Among the entries below, extract exactly the lines that run from the one with "Recreate this image" through the one with "plt.rcParams['font.family'] = ['Lato', 'DejaVu", both ends included.

» **Exercise data**

BEGIN

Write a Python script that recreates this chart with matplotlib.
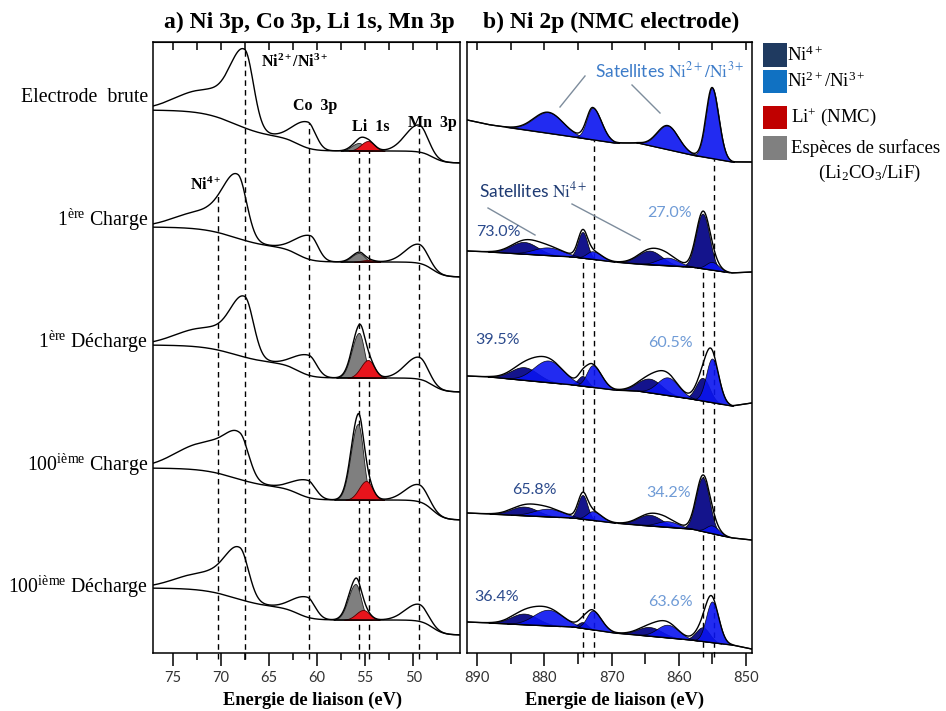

END
BEGIN

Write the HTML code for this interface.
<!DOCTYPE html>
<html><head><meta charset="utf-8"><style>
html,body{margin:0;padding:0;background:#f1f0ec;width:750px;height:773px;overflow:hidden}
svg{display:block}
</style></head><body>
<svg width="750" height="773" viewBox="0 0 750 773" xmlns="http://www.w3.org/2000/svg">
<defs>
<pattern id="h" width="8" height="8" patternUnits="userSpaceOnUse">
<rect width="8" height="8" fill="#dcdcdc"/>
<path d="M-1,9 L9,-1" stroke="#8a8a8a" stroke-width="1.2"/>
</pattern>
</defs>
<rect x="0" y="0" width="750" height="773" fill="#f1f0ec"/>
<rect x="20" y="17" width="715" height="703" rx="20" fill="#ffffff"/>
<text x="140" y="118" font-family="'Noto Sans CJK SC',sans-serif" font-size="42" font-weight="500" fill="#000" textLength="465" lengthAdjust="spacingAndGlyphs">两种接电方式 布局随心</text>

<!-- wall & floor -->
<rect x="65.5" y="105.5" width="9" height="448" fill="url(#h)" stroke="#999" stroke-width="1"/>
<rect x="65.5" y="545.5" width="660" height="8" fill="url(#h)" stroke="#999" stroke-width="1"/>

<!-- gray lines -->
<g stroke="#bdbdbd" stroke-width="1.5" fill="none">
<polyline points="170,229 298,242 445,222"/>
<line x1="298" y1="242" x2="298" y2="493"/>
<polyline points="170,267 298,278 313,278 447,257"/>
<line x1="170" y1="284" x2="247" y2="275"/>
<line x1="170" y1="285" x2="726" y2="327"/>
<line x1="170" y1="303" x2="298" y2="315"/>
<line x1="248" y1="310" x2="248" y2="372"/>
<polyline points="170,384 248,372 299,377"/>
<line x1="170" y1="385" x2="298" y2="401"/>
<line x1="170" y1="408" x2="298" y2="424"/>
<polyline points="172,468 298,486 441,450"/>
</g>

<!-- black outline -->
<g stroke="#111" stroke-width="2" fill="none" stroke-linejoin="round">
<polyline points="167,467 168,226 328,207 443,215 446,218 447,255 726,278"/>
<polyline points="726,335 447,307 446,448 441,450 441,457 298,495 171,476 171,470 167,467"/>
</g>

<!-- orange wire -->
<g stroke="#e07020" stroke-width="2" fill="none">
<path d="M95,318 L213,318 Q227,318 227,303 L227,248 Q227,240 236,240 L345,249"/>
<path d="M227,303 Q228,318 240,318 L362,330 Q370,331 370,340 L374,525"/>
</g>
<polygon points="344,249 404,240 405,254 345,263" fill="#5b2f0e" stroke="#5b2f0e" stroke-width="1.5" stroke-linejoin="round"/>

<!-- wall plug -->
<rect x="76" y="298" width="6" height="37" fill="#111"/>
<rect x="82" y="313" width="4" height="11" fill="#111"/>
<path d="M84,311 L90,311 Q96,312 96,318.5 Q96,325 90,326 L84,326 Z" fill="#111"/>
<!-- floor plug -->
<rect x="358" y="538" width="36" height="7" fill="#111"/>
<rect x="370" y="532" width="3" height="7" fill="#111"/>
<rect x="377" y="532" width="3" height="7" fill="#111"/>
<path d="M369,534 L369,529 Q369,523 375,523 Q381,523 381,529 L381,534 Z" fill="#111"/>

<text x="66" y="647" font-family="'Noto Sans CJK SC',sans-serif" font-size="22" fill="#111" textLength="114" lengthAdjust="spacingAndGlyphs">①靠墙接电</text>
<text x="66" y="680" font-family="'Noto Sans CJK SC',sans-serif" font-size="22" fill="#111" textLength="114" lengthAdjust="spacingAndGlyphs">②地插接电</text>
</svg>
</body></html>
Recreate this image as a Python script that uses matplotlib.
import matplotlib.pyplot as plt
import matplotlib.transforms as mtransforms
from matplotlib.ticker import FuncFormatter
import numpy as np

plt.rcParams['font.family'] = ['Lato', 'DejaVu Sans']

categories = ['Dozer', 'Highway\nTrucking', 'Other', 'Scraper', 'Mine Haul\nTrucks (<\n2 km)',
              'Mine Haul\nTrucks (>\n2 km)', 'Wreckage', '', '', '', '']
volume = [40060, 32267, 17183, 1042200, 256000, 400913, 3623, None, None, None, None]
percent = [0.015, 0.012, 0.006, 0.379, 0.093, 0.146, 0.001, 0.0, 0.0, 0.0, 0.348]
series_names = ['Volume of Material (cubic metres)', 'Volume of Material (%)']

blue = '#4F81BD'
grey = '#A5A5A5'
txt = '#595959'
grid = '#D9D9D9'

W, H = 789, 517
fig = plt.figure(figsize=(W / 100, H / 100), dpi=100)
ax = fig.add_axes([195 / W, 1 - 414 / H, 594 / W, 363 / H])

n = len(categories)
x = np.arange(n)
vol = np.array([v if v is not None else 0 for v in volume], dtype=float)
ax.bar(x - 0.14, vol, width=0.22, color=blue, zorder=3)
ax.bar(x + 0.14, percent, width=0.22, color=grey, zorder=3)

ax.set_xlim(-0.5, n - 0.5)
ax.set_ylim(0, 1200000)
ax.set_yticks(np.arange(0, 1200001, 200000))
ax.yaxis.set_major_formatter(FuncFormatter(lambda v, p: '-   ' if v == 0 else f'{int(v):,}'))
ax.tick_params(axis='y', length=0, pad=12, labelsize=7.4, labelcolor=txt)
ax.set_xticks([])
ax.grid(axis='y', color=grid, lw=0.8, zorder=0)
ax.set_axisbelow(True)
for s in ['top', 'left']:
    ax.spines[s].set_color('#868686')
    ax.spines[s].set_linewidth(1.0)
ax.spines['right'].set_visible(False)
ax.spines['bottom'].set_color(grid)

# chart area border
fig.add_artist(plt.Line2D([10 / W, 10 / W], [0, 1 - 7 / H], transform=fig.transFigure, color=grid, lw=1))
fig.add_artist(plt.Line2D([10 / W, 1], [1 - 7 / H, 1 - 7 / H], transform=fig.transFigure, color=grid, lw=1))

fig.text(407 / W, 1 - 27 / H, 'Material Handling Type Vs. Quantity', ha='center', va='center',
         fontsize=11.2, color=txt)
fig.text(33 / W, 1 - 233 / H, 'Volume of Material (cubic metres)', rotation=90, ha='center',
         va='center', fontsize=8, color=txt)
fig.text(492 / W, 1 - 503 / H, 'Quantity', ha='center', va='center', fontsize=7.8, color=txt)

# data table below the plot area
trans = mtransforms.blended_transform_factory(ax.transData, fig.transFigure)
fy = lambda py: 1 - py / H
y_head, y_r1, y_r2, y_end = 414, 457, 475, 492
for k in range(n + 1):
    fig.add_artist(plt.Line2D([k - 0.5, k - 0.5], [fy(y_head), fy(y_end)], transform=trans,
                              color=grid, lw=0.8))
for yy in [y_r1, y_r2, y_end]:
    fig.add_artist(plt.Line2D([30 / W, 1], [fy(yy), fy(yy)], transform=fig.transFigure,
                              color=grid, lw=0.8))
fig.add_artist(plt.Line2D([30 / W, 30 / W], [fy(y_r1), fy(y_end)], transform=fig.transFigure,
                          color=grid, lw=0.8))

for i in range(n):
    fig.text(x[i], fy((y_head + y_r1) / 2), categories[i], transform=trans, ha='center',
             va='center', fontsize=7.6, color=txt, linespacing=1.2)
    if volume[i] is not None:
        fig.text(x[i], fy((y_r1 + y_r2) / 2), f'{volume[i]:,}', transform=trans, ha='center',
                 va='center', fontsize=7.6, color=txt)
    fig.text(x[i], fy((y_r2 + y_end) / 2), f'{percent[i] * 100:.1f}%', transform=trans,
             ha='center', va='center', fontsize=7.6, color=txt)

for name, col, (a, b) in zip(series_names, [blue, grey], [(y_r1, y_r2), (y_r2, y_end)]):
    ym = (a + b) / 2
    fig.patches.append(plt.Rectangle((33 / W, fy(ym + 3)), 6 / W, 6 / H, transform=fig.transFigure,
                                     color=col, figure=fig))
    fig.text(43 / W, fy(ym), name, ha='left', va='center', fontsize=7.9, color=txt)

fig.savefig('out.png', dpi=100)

END
BEGIN

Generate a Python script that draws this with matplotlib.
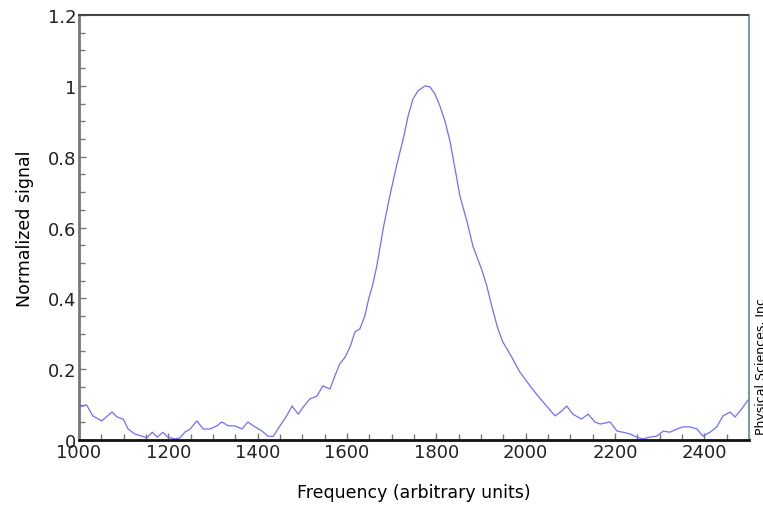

END

» **Task answer**
Recreate this image as a Python script that uses matplotlib.
import matplotlib.pyplot as plt
import matplotlib.transforms as mtransforms
from matplotlib.ticker import FuncFormatter
import numpy as np

plt.rcParams['font.family'] = ['Lato', 'DejaVu Sans']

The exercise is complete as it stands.